Collected data
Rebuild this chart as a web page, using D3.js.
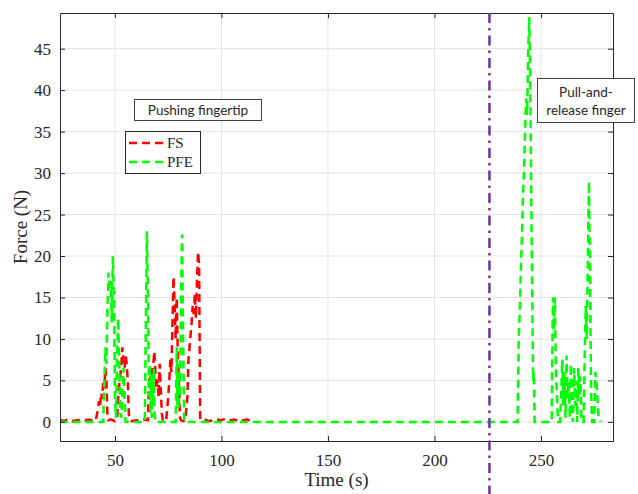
<!DOCTYPE html>
<html>
<head>
<meta charset="utf-8">
<title>Force vs time</title>
<script src="https://cdn.jsdelivr.net/npm/d3@7"></script>
<style>
  body { margin: 0; background: #fff; }
  svg text { fill: #262626; }
</style>
</head>
<body>
<div id="chart"></div>
<script>
var W = 638, H = 494;
var margin = {left: 60, right: 25, top: 13, bottom: 53};

// FS (red) samples: time (s) and force (N)
var fsTime = [24, 26, 28, 30, 32, 34, 36, 38, 40, 41,
  42, 42.5, 43, 43.5, 44, 44.5, 45, 45.5, 46, 46.5, 47, 48, 49, 50,
  51, 51.5, 52, 52.5, 53, 53.5, 54, 54.5, 55, 55.5, 56, 56.5, 57,
  58, 60, 62, 64, 65.5,
  66, 66.5, 67, 67.5, 68, 68.5, 69, 69.5, 70, 70.5, 71, 71.5, 72, 72.5,
  74, 75, 75.5, 76, 76.5, 77, 77.5, 78, 78.5, 79, 79.5, 80, 80.5, 81,
  82, 83, 84, 84.5, 85, 85.5, 86, 86.5, 87, 87.5, 88, 88.5, 89, 89.5, 90, 90.5,
  92, 94, 96, 98, 100, 102, 104, 106, 108, 110, 112, 114, 115];
var fsForce = [0.2, 0.1, 0.3, 0.1, 0.2, 0.3, 0.2, 0.3, 0.1, 0.2,
  1.5, 2.5, 1.8, 3.5, 2.8, 5, 4, 6.5, 5, 0.5, 0.2, 0.3, 0.2, 0.1,
  0.3, 3, 4.5, 5.5, 7, 9, 7.5, 6.5, 8, 7, 5, 1, 0.2,
  0.1, 0.2, 0.1, 0.3, 0.2,
  5, 6.5, 4, 6, 7, 8.5, 6, 4, 5, 3, 7, 4, 1, 0.2,
  0.1, 3, 5, 7.5, 6, 12, 17.5, 14, 10, 15, 8, 5, 0.5, 0.2,
  0.1, 0.2, 3, 7.5, 9, 10.5, 12, 14, 13, 15.5, 12.5, 17, 20.5, 19, 0.5, 0.2,
  0.3, 0.1, 0.2, 0.3, 0.2, 0.4, 0.2, 0.3, 0.1, 0.2, 0.3, 0.1, 0.2];

// PFE (green) samples
var pfeTime = [24, 30, 36, 42, 44.5,
  45, 45.5, 46, 46.5, 47, 47.5, 48, 48.5, 49, 49.5, 50, 50.5, 51, 51.5, 52, 52.5, 53, 54, 54.5, 55,
  58, 63, 64, 64.5, 65, 65.5, 66, 66.3, 66.6, 67, 67.3, 67.6, 68, 68.3, 68.6, 69,
  72, 78.5, 79, 79.3, 79.6, 80, 80.3, 80.6, 81, 81.5, 82, 82.5,
  100, 120, 140, 160, 180, 200, 220, 239,
  239.5, 240, 240.5, 241, 241.5, 242, 242.5, 243, 243.5, 244, 244.5, 245, 245.5, 246, 246.3, 246.6, 247,
  250, 255, 255.3, 255.6, 256, 256.5, 257, 257.5, 258,
  259, 259.5, 260, 260.5, 261, 261.5, 262, 262.5, 263, 263.5, 264, 264.5, 265,
  265.5, 266, 266.5, 267, 267.5, 268, 268.5, 269,
  270, 270.5, 271, 271.5, 272, 272.5, 273, 273.5, 274, 275, 275.5, 276, 276.5, 277, 278];
var pfeForce = [0, 0, 0, 0, 0,
  5, 9, 7, 14, 18, 16, 17, 12, 20, 15, 3, 0.5, 8, 12.5, 7, 1, 0.5, 6.5, 3, 0,
  0, 0, 0, 12, 23, 15, 3, 7, 1, 6, 0.5, 5.5, 2, 6.5, 1, 0,
  0, 0, 9, 2, 5, 1.5, 7, 3, 15, 22.6, 10, 0,
  0, 0, 0, 0, 0, 0, 0, 0,
  10, 13, 18, 22, 27, 30, 35, 39, 37, 45, 48.8, 40, 25, 12, 5, 6, 0,
  0, 0, 8, 15, 11, 15, 6, 3, 0,
  0, 4, 7.5, 2, 6, 0.5, 8, 3, 5, 0.5, 7, 1, 0,
  6.5, 2, 5, 0, 6.5, 3, 5.5, 0,
  0, 8, 14, 10, 20, 29, 18, 4, 0, 0, 6, 5, 3, 0.5, 0];

var xTicks = [50, 100, 150, 200, 250];
var yTicks = [0, 5, 10, 15, 20, 25, 30, 35, 40, 45];
var markerTime = 225.8;

var svg = d3.select('#chart').append('svg')
  .attr('width', W).attr('height', H)
  .style('font-family', '"Liberation Serif", "Times New Roman", serif');

var x = d3.scaleLinear().domain([24.2, 283.8]).range([margin.left, W - margin.right]);
var y = d3.scaleLinear().domain([-2.3, 49.3]).range([H - margin.bottom, margin.top]);

var x0 = margin.left, x1 = W - margin.right, y0 = H - margin.bottom, y1 = margin.top;

// grid
var grid = svg.append('g').attr('stroke', '#e3e3e3').attr('stroke-width', 1);
grid.selectAll('.gx').data(xTicks).enter().append('line')
  .attr('x1', d => x(d)).attr('x2', d => x(d)).attr('y1', y0).attr('y2', y1);
grid.selectAll('.gy').data(yTicks).enter().append('line')
  .attr('x1', x0).attr('x2', x1).attr('y1', d => y(d)).attr('y2', d => y(d));

svg.append('defs').append('clipPath').attr('id', 'clip')
  .append('rect').attr('x', x0).attr('y', y1).attr('width', x1 - x0).attr('height', y0 - y1);

var line = d3.line().x(d => x(d[0])).y(d => y(d[1]));
var plot = svg.append('g').attr('clip-path', 'url(#clip)');

plot.append('path')
  .datum(fsTime.map((t, i) => [t, fsForce[i]]))
  .attr('d', line).attr('fill', 'none')
  .attr('stroke', '#ff0000').attr('stroke-width', 2.5)
  .attr('stroke-dasharray', '8,5');

plot.append('path')
  .datum(pfeTime.map((t, i) => [t, pfeForce[i]]))
  .attr('d', line).attr('fill', 'none')
  .attr('stroke', '#00ff00').attr('stroke-width', 2.5)
  .attr('stroke-dasharray', '8,5');

// axes, MATLAB style: ticks inward, box on
var ax = svg.append('g');
ax.append('g').attr('transform', 'translate(0,' + y0 + ')')
  .call(d3.axisBottom(x).tickValues(xTicks).tickSizeInner(-5).tickSizeOuter(0).tickPadding(13));
ax.append('g').attr('transform', 'translate(0,' + y1 + ')')
  .call(d3.axisTop(x).tickValues(xTicks).tickSizeInner(-5).tickSizeOuter(0).tickFormat(''));
ax.append('g').attr('transform', 'translate(' + x0 + ',0)')
  .call(d3.axisLeft(y).tickValues(yTicks).tickSizeInner(-5).tickSizeOuter(0).tickPadding(9));
ax.append('g').attr('transform', 'translate(' + x1 + ',0)')
  .call(d3.axisRight(y).tickValues(yTicks).tickSizeInner(-5).tickSizeOuter(0).tickFormat(''));
ax.selectAll('.domain, .tick line').attr('stroke', '#262626');
ax.selectAll('.tick text').attr('fill', '#262626')
  .style('font-size', '17px').style('font-family', '"Liberation Serif", serif');

// marker line
svg.append('line')
  .attr('x1', x(markerTime)).attr('x2', x(markerTime))
  .attr('y1', y1).attr('y2', H)
  .attr('stroke', '#7030a0').attr('stroke-width', 2.5)
  .attr('stroke-dasharray', '10,5,2.5,5');

// axis labels
svg.append('text').attr('x', (x0 + x1) / 2).attr('y', 486)
  .attr('text-anchor', 'middle').style('font-size', '19px').text('Time (s)');
svg.append('text').attr('transform', 'translate(27,' + ((y0 + y1) / 2) + ') rotate(-90)')
  .attr('text-anchor', 'middle').style('font-size', '19px').text('Force (N)');

// legend
var lg = svg.append('g');
lg.append('rect').attr('x', 125.5).attr('y', 131.5).attr('width', 75).attr('height', 42)
  .attr('fill', '#fff').attr('stroke', '#262626').attr('stroke-width', 1);
var legendItems = [['FS', '#ff0000'], ['PFE', '#00ff00']];
legendItems.forEach(function(d, i) {
  var ly = 143 + i * 19;
  lg.append('line').attr('x1', 129).attr('x2', 165).attr('y1', ly).attr('y2', ly)
    .attr('stroke', d[1]).attr('stroke-width', 2.5).attr('stroke-dasharray', '8,5');
  lg.append('text').attr('x', 167).attr('y', ly + 5).style('font-size', '15px').text(d[0]);
});

// annotation boxes
var sans = 'Lato, "Open Sans", sans-serif';
svg.append('rect').attr('x', 134.5).attr('y', 99.5).attr('width', 127).attr('height', 21)
  .attr('fill', '#fff').attr('stroke', '#404040');
svg.append('text').attr('x', 198).attr('y', 115).attr('text-anchor', 'middle')
  .style('font-family', sans).style('font-size', '13.5px').text('Pushing fingertip');

svg.append('rect').attr('x', 537.5).attr('y', 78.5).attr('width', 97).attr('height', 44)
  .attr('fill', '#fff').attr('stroke', '#404040');
svg.append('text').attr('x', 586).attr('y', 97).attr('text-anchor', 'middle')
  .style('font-family', sans).style('font-size', '13.5px').text('Pull-and-');
svg.append('text').attr('x', 586).attr('y', 115).attr('text-anchor', 'middle')
  .style('font-family', sans).style('font-size', '13.5px').text('release finger');
</script>
</body>
</html>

Exercise directions
Work through the listing above and report how many lines include the string "chart", with no other text.

Response to this task
3